Resilience and Sustainable Livelihoods: Climate Change at the Interface of Parks and People

Open Access
Schumacher, Britta Lee
Area of Honors:
Bachelor of Science
Document Type:
Thesis Supervisors:
  • Larry James Gorenflo, Thesis Supervisor
  • Roger Michael Downs, Honors Advisor
  • climate change
  • livelihood sustainability
  • food security
  • food sovereignty
  • Tanzania
  • agriculture
  • conservation
One of the greatest challenges faced in the 21st century is developing comprehensive policy and management methods that maintain the diversity of life on Earth while meeting the demands of an increasing global population in an ever-changing world. This challenge is especially evident in areas where rural peoples depend heavily on natural capital and resources to supplement their livelihoods and where the effects of climate change are most immediately felt.

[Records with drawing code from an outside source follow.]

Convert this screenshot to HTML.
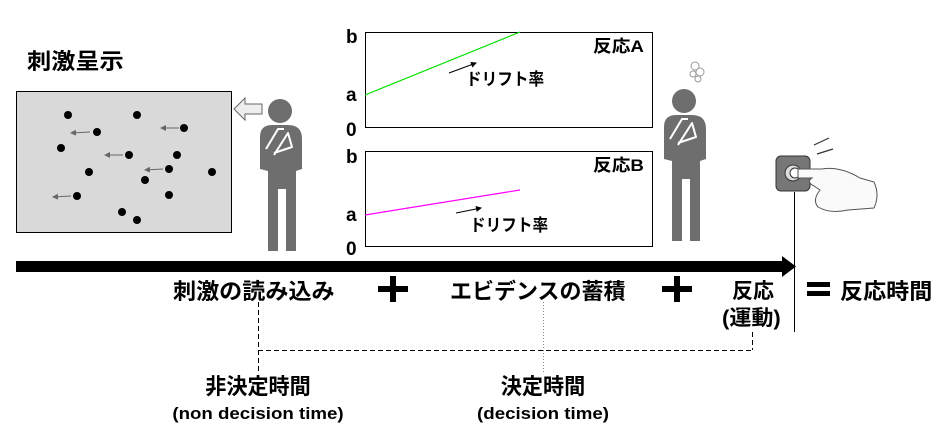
<!DOCTYPE html>
<html><head><meta charset="utf-8"><style>
html,body{margin:0;padding:0;background:#fff;}
svg{display:block;}
text{font-family:"Liberation Sans","Noto Sans CJK JP",sans-serif;font-weight:bold;fill:#000;}
</style></head><body>
<svg width="952" height="447" viewBox="0 0 952 447" xmlns="http://www.w3.org/2000/svg">
<defs>
<marker id="ah" markerWidth="6" markerHeight="6" refX="5" refY="3" orient="auto"><path d="M0,0 L6,3 L0,6 z" fill="#000"/></marker>
<marker id="ahg" markerWidth="6" markerHeight="6" refX="5" refY="3" orient="auto"><path d="M0,0 L6,3 L0,6 z" fill="#666"/></marker>
<g id="person">
<circle cx="0" cy="0" r="12" fill="#6e6e6e"/>
<path d="M-20,26 Q-20,14 -8,14 L8,14 Q22,14 22,28 L22,58 L16,60 L16,140 L6,140 L6,78 L-2,78 L-2,140 L-12,140 L-12,60 L-20,58 Z" fill="#6e6e6e"/>
<path d="M-14,38 L-2,18 L4,18 M-6,44 L8,22 L12,36 L-6,42" fill="none" stroke="#fff" stroke-width="2" stroke-linejoin="round"/>
</g>
</defs>

<text transform="translate(27,69) scale(1.1,1)" font-size="22">刺激呈示</text>
<rect x="16.5" y="91.5" width="215" height="141" fill="#d9d9d9" stroke="#000" stroke-width="1"/>
<g fill="#000">
<circle cx="68" cy="115" r="4"/><circle cx="137" cy="115" r="4"/><circle cx="97" cy="132" r="4"/>
<circle cx="184" cy="128" r="4"/><circle cx="61" cy="148" r="4"/><circle cx="129" cy="155" r="4"/>
<circle cx="177" cy="155" r="4"/><circle cx="89" cy="172" r="4"/><circle cx="169" cy="169" r="4"/>
<circle cx="145" cy="180" r="4"/><circle cx="212" cy="172" r="4"/><circle cx="77" cy="196" r="4"/>
<circle cx="169" cy="195" r="4"/><circle cx="122" cy="212" r="4"/><circle cx="137" cy="220" r="4"/>
</g>
<g stroke="#666" stroke-width="1" marker-end="url(#ahg)">
<line x1="90" y1="132" x2="71" y2="133"/><line x1="179" y1="128" x2="161" y2="128"/>
<line x1="123" y1="155" x2="105" y2="155"/><line x1="163" y1="169" x2="145" y2="170"/>
<line x1="71" y1="196" x2="53" y2="197"/>
</g>
<path d="M234,109 L245,98 L245,104 L262,104 L262,114 L245,114 L245,120 Z" fill="#eee" stroke="#666"/>

<use href="#person" x="280" y="111"/>
<use href="#person" x="684" y="101"/>
<g fill="none" stroke="#999" stroke-width="1"><circle cx="695" cy="66" r="4"/><circle cx="700" cy="72" r="4"/><circle cx="693" cy="74" r="3"/><circle cx="698" cy="79" r="3"/></g>

<!-- Graph A -->
<rect x="365.5" y="32.5" width="287" height="95" fill="#fff" stroke="#000"/>
<line x1="365" y1="95" x2="520" y2="32" stroke="#00e000" stroke-width="1.2"/>
<line x1="449" y1="73" x2="476" y2="63" stroke="#000" marker-end="url(#ah)"/>
<text transform="translate(466,85) scale(0.92,1)" font-size="17">ドリフト率</text>
<text transform="translate(593,52) scale(1.1,1)" font-size="17">反応A</text>
<text x="346" y="43" font-size="19">b</text><text x="346" y="101" font-size="19">a</text><text x="346" y="136" font-size="19">0</text>
<!-- Graph B -->
<rect x="365.5" y="151.5" width="287" height="95" fill="#fff" stroke="#000"/>
<line x1="365" y1="215" x2="520" y2="190" stroke="#ff00ff" stroke-width="1.2"/>
<line x1="456" y1="213" x2="481" y2="208" stroke="#000" marker-end="url(#ah)"/>
<text transform="translate(470,231) scale(0.92,1)" font-size="17">ドリフト率</text>
<text transform="translate(593,171) scale(1.1,1)" font-size="17">反応B</text>
<text x="346" y="163" font-size="19">b</text><text x="346" y="221" font-size="19">a</text><text x="346" y="255" font-size="19">0</text>

<!-- timeline -->
<rect x="16" y="261" width="768" height="11" fill="#000"/>
<path d="M782,256 L796,266.5 L782,277 Z" fill="#000"/>
<line x1="794.5" y1="192" x2="794.5" y2="332" stroke="#000"/>
<rect x="776" y="156" width="34" height="35" rx="5" fill="#777" stroke="#333"/>
<circle cx="793" cy="173" r="8" fill="#ddd" stroke="#333"/><circle cx="795" cy="173" r="5" fill="#fff" stroke="#333"/>
<path d="M798,169 L822,169 Q840,166 860,178 L874,182 Q880,195 874,208 L848,210 Q830,214 818,207 Q812,200 820,190 L814,186 Q806,182 812,178 L798,178 Z" fill="#fafafa" stroke="#555"/>
<path d="M814,145 L829,138 M817,154 L833,149" stroke="#333" stroke-width="1.2"/>

<!-- labels -->
<text transform="translate(173,299) scale(1.05,1)" font-size="22">刺激の読み込み</text>
<text transform="translate(450,299) scale(1.0,1)" font-size="22">エビデンスの蓄積</text>
<rect x="378" y="286" width="30" height="6" fill="#000"/><rect x="390" y="276" width="6" height="26" fill="#000"/>
<rect x="662" y="286" width="30" height="6" fill="#000"/><rect x="674" y="276" width="6" height="26" fill="#000"/>
<text transform="translate(732,298) scale(1.0,1)" font-size="21">反応</text>
<text transform="translate(722,325) scale(1.05,1)" font-size="21">(運動)</text>
<rect x="807" y="282" width="23" height="5" fill="#000"/><rect x="807" y="291" width="23" height="5" fill="#000"/>
<text transform="translate(840,299) scale(1.05,1)" font-size="22">反応時間</text>

<g stroke="#000" stroke-width="1" stroke-dasharray="5,3" fill="none">
<line x1="258.5" y1="302" x2="258.5" y2="374"/>
<line x1="258" y1="350.5" x2="752" y2="350.5"/>
<line x1="752.5" y1="332" x2="752.5" y2="350"/>
</g>
<line x1="543.5" y1="302" x2="543.5" y2="374" stroke="#888" stroke-dasharray="1,2"/>

<text transform="translate(258,394) scale(0.96,1)" font-size="22" text-anchor="middle">非決定時間</text>
<text transform="translate(258,419) scale(1.1,1)" font-size="17" text-anchor="middle">(non decision time)</text>
<text transform="translate(543,394) scale(0.96,1)" font-size="22" text-anchor="middle">決定時間</text>
<text transform="translate(543,419) scale(1.1,1)" font-size="17" text-anchor="middle">(decision time)</text>
</svg>
</body></html>
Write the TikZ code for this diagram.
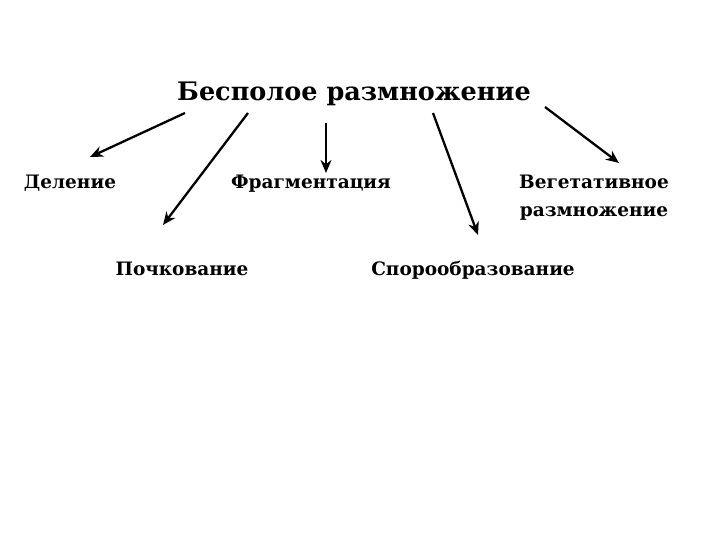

Uncovering these plausible management and policy solutions is of extreme importance in the Udzungwa Mountains region of the Eastern Arc Mountains in Tanzania, in particular due to the proximity of the Udzungwa Mountains National Park (UMNP) to a population of at least 60,000 commercial and subsistence agriculturalists it supports on its eastern border. To begin to uncover the possible indirect consequences of climate change on UMNP first requires understanding the likely impacts of climate change on people. For agriculturalists, the most meaningful impact is on crop yields. Thus, establishing a baseline of production and food security in one village, Mang’ula B, acts to provide a basis for considering possible impacts of climate change on UMNP through the lens of sustainable livelihoods. Fieldwork and interviews, providing insights on people’s perceptions of climate change and its impacts on agricultural production, complemented the analysis of sustainable livelihoods. Quantitative climatological and agricultural data, coupled with insights of local people, are the basis of this study, the latter helping to understand better the challenges of decreasing food security and livelihood sustainability from changing climate faced by residents of Mang’ula B. The results of this research suggest a bleak future where traditional agricultural methods yield minimal production and food security and livelihood sustainability falters, possibly threatening the integrity of UMNP and the Udzungwas.